The Dove soap and Knorr soups maker hiked prices 7.4 percent in its second-quarter which led to lower volumes in Europe and America, while there were signs some of its big price rises were not sticking, like its Bertolli sauce range in Europe.
The 7.4 percent price rise only drove second-quarter sales up 6.8 percent resulting in lower volumes and this together with lower advertising and promotional (A&P) spend sent Unilever's shares crashing 8.1 percent last Thursday, following its second-quarter results, and a further 2.1 percent on the Friday.
"An over-reaction? Not in our opinion," said industry analyst Jeff Stent at brokers Citi.
"This is not the return of Path to Growth, but we do see Q2 as a signal that life for Unilever is going to get difficult and likely more difficult than for sector peers, all of whom face far less commodity pressure," he added.
Unilever's failed Path to Growth strategy earlier this decade aimed to boost performance but ended in the Anglo-Dutch company's first ever profits warning in September 2004.
Stent says Unilever's shares are currently cheap but recommends staying clear, adding, "History and Q2 would suggest that others will fare better".
The market agrees, valuing Unilever shares at 12.9 times 2008 earnings, below the world's biggest food group Nestle on 15.3, France's Danone on 17.1, household goods group Reckitt Benckiser on 18.3 and confectioner Cadbury on 20.0. All have reported first-half figures apart from Swiss Nestle which reports on August 7.
Unilever Plc were unchanged at 13.59 pounds by 1035 GMT.
Analyst Michael Steib at Morgan Stanley agrees commodity cost pressures are likely to get worse in the second half, while Unilever will have to spend more to get volumes moving again.
"The biggest issue, however, remains the adverse volume reaction to prices increases," said Steib, adding this is unlikely to reverse soon given the need for further price hikes in the light of more sustained cost pressures.
JP Morgan's Celine Pannuti says there are worries Unilever cannot balance volumes, pricing and margins, and agrees its volumes could stay weak given further second-half price rises.
However, Unilever's Chief Executive Patrick Cescau is determined to make his price rises stick and not offer "buy one get one free" deals, but there is evidence Unilever may have overdone the price trigger compared to its closest rivals.
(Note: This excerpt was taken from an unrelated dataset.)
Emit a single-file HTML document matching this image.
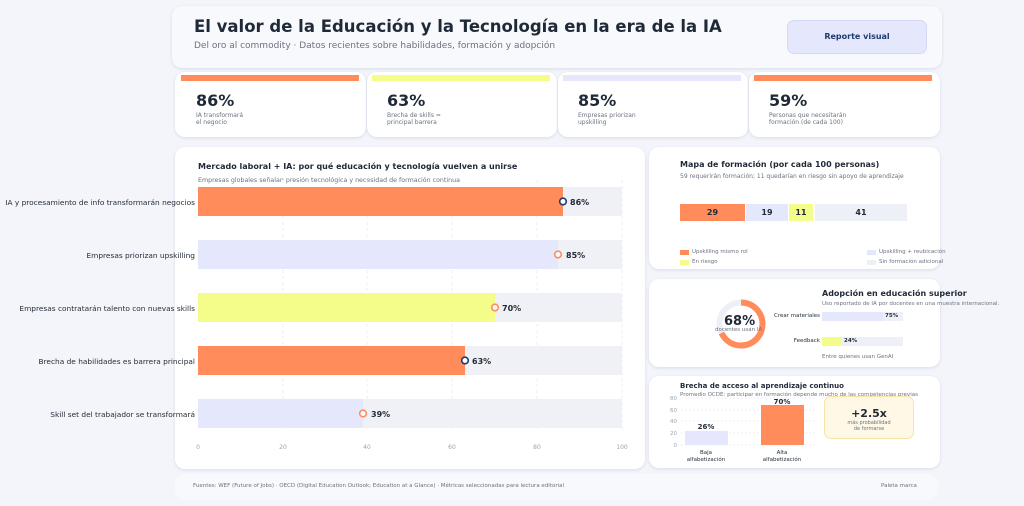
<!DOCTYPE html>
<html><head><meta charset="utf-8"><style>
*{box-sizing:border-box;margin:0;padding:0}
body{width:1024px;height:506px;background:#f3f5fb;font-family:"DejaVu Sans","Liberation Sans",sans-serif;position:relative;overflow:hidden;color:#1f2937}
.a{position:absolute}
.card{position:absolute;background:#fff;border-radius:10px;box-shadow:0 1px 3px rgba(30,40,90,.12)}
.t{position:absolute;white-space:nowrap}
</style></head><body>
<div class="card" style="left:172px;top:6px;width:770px;height:62px;background:#f8f9fc"></div>
<div class="t" style="left:194px;top:17px;font-size:16.5px;font-weight:bold;color:#1f2937">El valor de la Educación y la Tecnología en la era de la IA</div>
<div class="t" style="left:194px;top:41px;font-size:9px;color:#6b7280">Del oro al commodity · Datos recientes sobre habilidades, formación y adopción</div>
<div class="a" style="left:787px;top:20px;width:140px;height:34px;background:#e5e7fc;border:1px solid #d6d9f5;border-radius:7px;font-size:8px;font-weight:bold;color:#1e3a6e;text-align:center;line-height:32px">Reporte visual</div>

<div class="card" style="left:175px;top:72px;width:191px;height:65px"></div>
<div class="card" style="left:367px;top:72px;width:190px;height:65px"></div>
<div class="card" style="left:558px;top:72px;width:190px;height:65px"></div>
<div class="card" style="left:749px;top:72px;width:191px;height:65px"></div>
<div class="a" style="left:181px;top:75px;width:178px;height:6px;background:#ff8c5a"></div>
<div class="a" style="left:372px;top:75px;width:178px;height:6px;background:#f4fd8a"></div>
<div class="a" style="left:563px;top:75px;width:178px;height:6px;background:#e5e7fc"></div>
<div class="a" style="left:754px;top:75px;width:178px;height:6px;background:#ff8c5a"></div>
<div class="t" style="left:196px;top:91px;font-size:16px;font-weight:bold">86%</div>
<div class="t" style="left:387px;top:91px;font-size:16px;font-weight:bold">63%</div>
<div class="t" style="left:578px;top:91px;font-size:16px;font-weight:bold">85%</div>
<div class="t" style="left:769px;top:91px;font-size:16px;font-weight:bold">59%</div>
<div class="t" style="left:196px;top:112px;font-size:6px;color:#6b7280;line-height:7px">IA transformará<br>el negocio</div>
<div class="t" style="left:387px;top:112px;font-size:6px;color:#6b7280;line-height:7px">Brecha de skills =<br>principal barrera</div>
<div class="t" style="left:578px;top:112px;font-size:6px;color:#6b7280;line-height:7px">Empresas priorizan<br>upskilling</div>
<div class="t" style="left:769px;top:112px;font-size:6px;color:#6b7280;line-height:7px">Personas que necesitarán<br>formación (de cada 100)</div>

<div class="card" style="left:175px;top:147px;width:470px;height:322px"></div>
<div class="t" style="left:198px;top:162px;font-size:8px;font-weight:bold">Mercado laboral + IA: por qué educación y tecnología vuelven a unirse</div>
<div class="t" style="left:198px;top:177px;font-size:6.3px;color:#6b7280">Empresas globales señalan presión tecnológica y necesidad de formación continua</div>
<svg class="a" style="left:0;top:0" width="650" height="470">
<g stroke="#eceef3" stroke-dasharray="3,3"><line x1="283" y1="180" x2="283" y2="430"/><line x1="367" y1="180" x2="367" y2="430"/><line x1="452" y1="180" x2="452" y2="430"/><line x1="537" y1="180" x2="537" y2="430"/><line x1="622" y1="180" x2="622" y2="430"/></g>
<g fill="#f0f1f7"><rect x="198" y="187" width="424" height="29"/><rect x="198" y="240" width="424" height="29"/><rect x="198" y="293" width="424" height="29"/><rect x="198" y="346" width="424" height="29"/><rect x="198" y="399" width="424" height="29"/></g>
<rect x="198" y="187" width="365" height="29" fill="#ff8c5a"/>
<rect x="198" y="240" width="360" height="29" fill="#e5e7fc"/>
<rect x="198" y="293" width="297" height="29" fill="#f4fd8a"/>
<rect x="198" y="346" width="267" height="29" fill="#ff8c5a"/>
<rect x="198" y="399" width="165" height="29" fill="#e5e7fc"/>
<g fill="#fff" stroke-width="1.6"><circle cx="563" cy="201.5" r="3.3" stroke="#1e3a6e"/><circle cx="558" cy="254.5" r="3.3" stroke="#ff8c5a"/><circle cx="495" cy="307.5" r="3.3" stroke="#ff8c5a"/><circle cx="465" cy="360.5" r="3.3" stroke="#1e3a6e"/><circle cx="363" cy="413.5" r="3.3" stroke="#ff8c5a"/></g>
<g font-size="8" font-weight="bold" fill="#1f2937" font-family="DejaVu Sans"><text x="570" y="205">86%</text><text x="566" y="258">85%</text><text x="502" y="311">70%</text><text x="472" y="364">63%</text><text x="371" y="417">39%</text></g>
<g font-size="7.4" fill="#1f2937" text-anchor="end" font-family="DejaVu Sans"><text x="195" y="205">IA y procesamiento de info transformarán negocios</text><text x="195" y="258">Empresas priorizan upskilling</text><text x="195" y="311">Empresas contratarán talento con nuevas skills</text><text x="195" y="364">Brecha de habilidades es barrera principal</text><text x="195" y="417">Skill set del trabajador se transformará</text></g>
<g font-size="6" fill="#9ca3af" text-anchor="middle" font-family="DejaVu Sans"><text x="198" y="449">0</text><text x="283" y="449">20</text><text x="367" y="449">40</text><text x="452" y="449">60</text><text x="537" y="449">80</text><text x="622" y="449">100</text></g>
</svg>

<div class="card" style="left:649px;top:147px;width:291px;height:122px"></div>
<div class="t" style="left:680px;top:160px;font-size:8px;font-weight:bold">Mapa de formación (por cada 100 personas)</div>
<div class="t" style="left:680px;top:173px;font-size:6px;color:#6b7280">59 requerirán formación; 11 quedarían en riesgo sin apoyo de aprendizaje</div>
<div class="a" style="left:680px;top:204px;width:65px;height:17px;background:#ff8c5a;font-size:8px;font-weight:bold;text-align:center;line-height:17px">29</div>
<div class="a" style="left:746px;top:204px;width:42px;height:17px;background:#e5e7fc;font-size:8px;font-weight:bold;text-align:center;line-height:17px">19</div>
<div class="a" style="left:789px;top:204px;width:24px;height:17px;background:#f4fd8a;font-size:8px;font-weight:bold;text-align:center;line-height:17px">11</div>
<div class="a" style="left:815px;top:204px;width:92px;height:17px;background:#eef0f8;font-size:8px;font-weight:bold;text-align:center;line-height:17px">41</div>
<div class="a" style="left:680px;top:250px;width:9px;height:5px;background:#ff8c5a"></div>
<div class="t" style="left:692px;top:249px;font-size:5.5px;color:#6b7280">Upskilling mismo rol</div>
<div class="a" style="left:680px;top:260px;width:9px;height:5px;background:#f4fd8a"></div>
<div class="t" style="left:692px;top:259px;font-size:5.5px;color:#6b7280">En riesgo</div>
<div class="a" style="left:867px;top:250px;width:9px;height:5px;background:#e5e7fc"></div>
<div class="t" style="left:879px;top:249px;font-size:5.5px;color:#6b7280">Upskilling + reubicación</div>
<div class="a" style="left:867px;top:260px;width:9px;height:5px;background:#eef0f8"></div>
<div class="t" style="left:879px;top:259px;font-size:5.5px;color:#6b7280">Sin formación adicional</div>

<div class="card" style="left:649px;top:279px;width:291px;height:88px"></div>
<svg class="a" style="left:715px;top:298px" width="52" height="52"><circle cx="26" cy="26" r="21.5" fill="none" stroke="#eef0f8" stroke-width="6"/><circle cx="26" cy="26" r="21.5" fill="none" stroke="#ff8c5a" stroke-width="6" stroke-dasharray="91.9 135.1" transform="rotate(-90 26 26)"/></svg>
<div class="t" style="left:724px;top:314px;font-size:13px;font-weight:bold">68%</div>
<div class="t" style="left:715px;top:327px;font-size:5.5px;color:#6b7280">docentes usan IA</div>
<div class="t" style="left:822px;top:289px;font-size:8px;font-weight:bold">Adopción en educación superior</div>
<div class="t" style="left:822px;top:301px;font-size:5.5px;color:#6b7280">Uso reportado de IA por docentes en una muestra internacional.</div>
<div class="t" style="left:770px;top:313px;font-size:5.5px;width:50px;text-align:right">Crear materiales</div>
<div class="a" style="left:822px;top:312px;width:81px;height:9px;background:#eef0f8"></div>
<div class="a" style="left:822px;top:312px;width:61px;height:9px;background:#e5e7fc"></div>
<div class="t" style="left:885px;top:313px;font-size:5.5px;font-weight:bold">75%</div>
<div class="t" style="left:770px;top:338px;font-size:5.5px;width:50px;text-align:right">Feedback</div>
<div class="a" style="left:822px;top:337px;width:81px;height:9px;background:#eef0f8"></div>
<div class="a" style="left:822px;top:337px;width:20px;height:9px;background:#f4fd8a"></div>
<div class="t" style="left:844px;top:338px;font-size:5.5px;font-weight:bold">24%</div>
<div class="t" style="left:822px;top:354px;font-size:5.5px;color:#6b7280">Entre quienes usan GenAI</div>

<div class="card" style="left:649px;top:376px;width:291px;height:92px"></div>
<div class="t" style="left:680px;top:382px;font-size:7px;font-weight:bold">Brecha de acceso al aprendizaje continuo</div>
<div class="t" style="left:680px;top:392px;font-size:5.5px;color:#6b7280">Promedio OCDE: participar en formación depende mucho de las competencias previas</div>
<svg class="a" style="left:649px;top:376px" width="180" height="92">
<g stroke="#eceef3" stroke-dasharray="2,2"><line x1="32" y1="22" x2="166" y2="22"/><line x1="32" y1="34" x2="166" y2="34"/><line x1="32" y1="45" x2="166" y2="45"/><line x1="32" y1="57" x2="166" y2="57"/><line x1="32" y1="69" x2="166" y2="69"/></g>
<g font-size="5.5" fill="#9ca3af" text-anchor="end" font-family="DejaVu Sans"><text x="28" y="24">80</text><text x="28" y="36">60</text><text x="28" y="47">40</text><text x="28" y="59">20</text><text x="28" y="71">0</text></g>
<rect x="36" y="55" width="43" height="14" fill="#e5e7fc"/>
<rect x="112" y="29" width="43" height="40" fill="#ff8c5a"/>
<g font-size="7" font-weight="bold" fill="#1f2937" text-anchor="middle" font-family="DejaVu Sans"><text x="57" y="53">26%</text><text x="133" y="28">70%</text></g>
<g font-size="5.5" fill="#1f2937" text-anchor="middle" font-family="DejaVu Sans"><text x="57" y="78">Baja</text><text x="57" y="85">alfabetización</text><text x="133" y="78">Alta</text><text x="133" y="85">alfabetización</text></g>
</svg>
<div class="a" style="left:824px;top:396px;width:90px;height:43px;background:#fff8e6;border:1px solid #f8e3a8;border-radius:7px;text-align:center">
<div style="font-size:11px;font-weight:bold;margin-top:10px">+2.5x</div>
<div style="font-size:5px;color:#6b7280;line-height:6px">más probabilidad<br>de formarse</div></div>

<div class="card" style="left:175px;top:474px;width:763px;height:26px;background:#f8f9fc;box-shadow:none"></div>
<div class="t" style="left:193px;top:483px;font-size:5.5px;color:#6b7280">Fuentes: WEF (Future of Jobs) · OECD (Digital Education Outlook; Education at a Glance) · Métricas seleccionadas para lectura editorial</div>
<div class="t" style="left:881px;top:483px;font-size:5.5px;color:#6b7280">Paleta marca</div>
</body></html>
Unilever's second-quarter volumes fell 2.9 percent in Europe and 1.7 percent in America, and analysts say some price rises like a near 20 percent rise for Bertolli sauces were reversed due to consumer resistance and resultant brand switching.
The Sunsilk shampoo and Hellmann's mayonnaise group is the first of the big European consumer goods groups to show volume declines and analysts say the group was too eager to push through big prices rises which in hindsight were too high.
Cadbury hiked its prices 6 percent in the first-half but saw sales up 7.3 percent as it argued its products were "affordable treats", while Reckitt plans to rise prices 2.5 percent this year to meet its annual sales growth target of 10-11 percent.
Unilever's price hike comprised 5.5 percentage points for raw material rises like edible oils, dairy, and tea, with the rest for higher wages, energy and overheads.
Unilever spent an extra 100 million euros on advertising in the first-half but promotional expenditure was down, meaning that A&P as a percentage of sales fell, just as its competitors continue to increase their spending, analysts said.
Although quarterly operating margins rose, the fact it came with the help of lower A&P spend worried analysts as Unilever aims for 15-percent plus margins in 2010 after 13.1 in 2007.
Analysts point out that A&P support is being focused on fast-growing emerging markets which account for nearly half of Unilever's group sales and provide further evidence of the group's high reliance on these fast-growing markets.
"Just as 'Path to Growth' starved the tail brands of marketing support, is Unilever now starving the developed world of marketing support," said Merrill Lynch's Nicolas Sochovsky. Path to Growth trimming the group's number of brands to 400.
Meanwhile, UBS's Alan Erskine says while he does not anticipate an abrupt slowing in these markets, he says that food and fuel price inflation and tighter monetary policy must lower emerging market consumers' purchasing power.